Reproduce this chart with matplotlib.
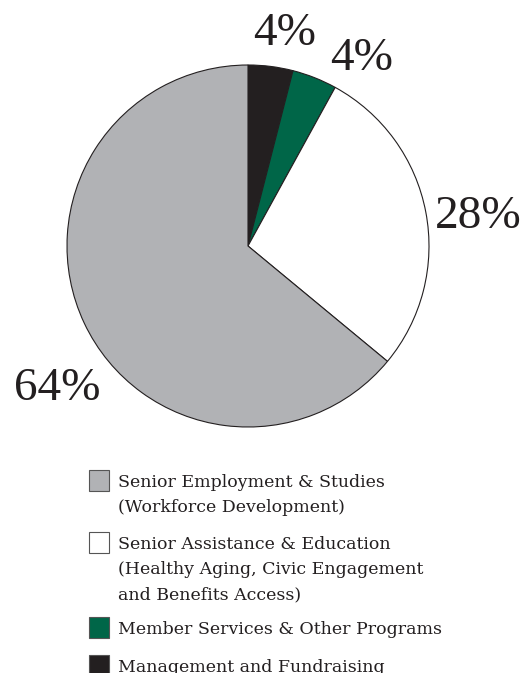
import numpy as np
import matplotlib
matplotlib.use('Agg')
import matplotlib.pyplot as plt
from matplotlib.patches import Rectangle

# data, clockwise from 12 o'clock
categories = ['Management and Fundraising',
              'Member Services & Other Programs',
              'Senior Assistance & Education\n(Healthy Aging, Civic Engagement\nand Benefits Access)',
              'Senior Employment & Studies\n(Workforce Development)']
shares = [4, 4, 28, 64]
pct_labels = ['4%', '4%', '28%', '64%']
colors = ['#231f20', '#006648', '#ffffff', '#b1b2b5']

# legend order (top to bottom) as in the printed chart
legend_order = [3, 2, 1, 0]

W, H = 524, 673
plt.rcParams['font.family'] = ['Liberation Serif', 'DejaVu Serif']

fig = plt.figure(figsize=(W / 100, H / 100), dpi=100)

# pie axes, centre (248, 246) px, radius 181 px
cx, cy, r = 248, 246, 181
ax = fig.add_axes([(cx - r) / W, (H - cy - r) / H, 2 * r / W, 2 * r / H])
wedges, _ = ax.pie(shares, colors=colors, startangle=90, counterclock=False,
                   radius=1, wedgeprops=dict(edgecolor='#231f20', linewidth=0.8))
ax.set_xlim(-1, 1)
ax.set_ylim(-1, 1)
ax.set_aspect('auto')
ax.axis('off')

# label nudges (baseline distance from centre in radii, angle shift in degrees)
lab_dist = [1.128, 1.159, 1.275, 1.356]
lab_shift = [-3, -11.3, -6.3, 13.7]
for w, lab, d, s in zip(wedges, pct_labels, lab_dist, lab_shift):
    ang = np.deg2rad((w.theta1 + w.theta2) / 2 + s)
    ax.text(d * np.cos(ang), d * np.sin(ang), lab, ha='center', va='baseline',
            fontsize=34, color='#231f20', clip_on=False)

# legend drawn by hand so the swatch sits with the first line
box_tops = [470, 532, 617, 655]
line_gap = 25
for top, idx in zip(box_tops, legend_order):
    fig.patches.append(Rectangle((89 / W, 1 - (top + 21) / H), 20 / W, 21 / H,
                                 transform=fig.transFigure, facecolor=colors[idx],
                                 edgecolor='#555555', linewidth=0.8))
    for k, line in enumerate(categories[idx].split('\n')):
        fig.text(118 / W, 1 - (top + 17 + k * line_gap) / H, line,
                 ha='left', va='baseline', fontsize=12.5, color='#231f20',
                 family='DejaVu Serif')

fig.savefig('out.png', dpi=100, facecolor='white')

____________________

» What you should do: Repeat the listing above up to and including the line with "fontsize=34, color='#231f20', clip_on=False)", starting from its first line. Drop any pictures.

» Response:
Reproduce this chart with matplotlib.
import numpy as np
import matplotlib
matplotlib.use('Agg')
import matplotlib.pyplot as plt
from matplotlib.patches import Rectangle

# data, clockwise from 12 o'clock
categories = ['Management and Fundraising',
              'Member Services & Other Programs',
              'Senior Assistance & Education\n(Healthy Aging, Civic Engagement\nand Benefits Access)',
              'Senior Employment & Studies\n(Workforce Development)']
shares = [4, 4, 28, 64]
pct_labels = ['4%', '4%', '28%', '64%']
colors = ['#231f20', '#006648', '#ffffff', '#b1b2b5']

# legend order (top to bottom) as in the printed chart
legend_order = [3, 2, 1, 0]

W, H = 524, 673
plt.rcParams['font.family'] = ['Liberation Serif', 'DejaVu Serif']

fig = plt.figure(figsize=(W / 100, H / 100), dpi=100)

# pie axes, centre (248, 246) px, radius 181 px
cx, cy, r = 248, 246, 181
ax = fig.add_axes([(cx - r) / W, (H - cy - r) / H, 2 * r / W, 2 * r / H])
wedges, _ = ax.pie(shares, colors=colors, startangle=90, counterclock=False,
                   radius=1, wedgeprops=dict(edgecolor='#231f20', linewidth=0.8))
ax.set_xlim(-1, 1)
ax.set_ylim(-1, 1)
ax.set_aspect('auto')
ax.axis('off')

# label nudges (baseline distance from centre in radii, angle shift in degrees)
lab_dist = [1.128, 1.159, 1.275, 1.356]
lab_shift = [-3, -11.3, -6.3, 13.7]
for w, lab, d, s in zip(wedges, pct_labels, lab_dist, lab_shift):
    ang = np.deg2rad((w.theta1 + w.theta2) / 2 + s)
    ax.text(d * np.cos(ang), d * np.sin(ang), lab, ha='center', va='baseline',
            fontsize=34, color='#231f20', clip_on=False)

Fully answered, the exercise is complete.